Procurada pelo G1 na ocasião, a Prefeitura do Recife informou que a audiência tinha como objetivo promover uma primeira apresentação pública das adequações do projeto às diretrizes urbanísticas estabelecidas pela prefeitura e que "não havia material prévio a ser disponibilizado como acontece nas audiências públicas vinculadas a processos administrativos regulamentados em lei específica".
Histórico
Em 2012, quando o projeto do Novo Recife ganhou corpo e veio a público, os ativistas recifenses promoveram a primeira edição do Ocupe Estelita, inspirados pelo movimento “Occupy Wall Street”. A ideia era realizar atividades culturais na área do Cais, para que a população conhecesse esse terreno tão estrategicamente localizado, mas abandonado há muito tempo. Desde então, o local foi palco de shows, aulas públicas e atividades de lazer, além de diversas manifestações e conflitos.
Desde que o projeto foi criado, em 2012, provoca polêmica e é discutido judicialmente. Cinco ações tramitam questionando o Novo Recife: uma civil pública do Ministério Público estadual, uma do Ministério Público federal e três ações populares. As ações populares pedem a nulidade do ato administrativo do Conselho de Desenvolvimento Urbano (CDU), que aprovou a proposta imobiliária, no fim de 2012.
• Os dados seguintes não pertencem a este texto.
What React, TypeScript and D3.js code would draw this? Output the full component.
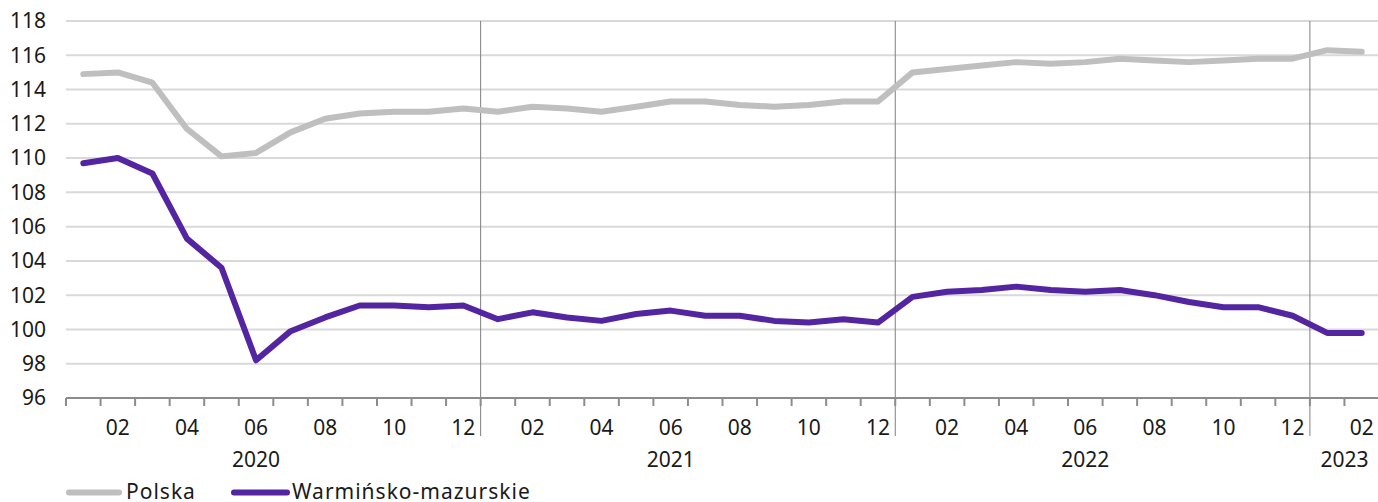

O Novo Recife afirma que o projeto foi muito estudado, respeita os parâmetros legais do estado, do município, e cumpre a lei. Durante o processo de negociação realizado no primeiro semestre deste ano, o grupo de construtoras disse estar de acordo em fazer um redesenho do projeto. Segundo eles, o desenho da obra imobiliária prevista para o Cais foi concebido a partir de informações coletadas desde 1970 e foi elaborado por três arquitetos.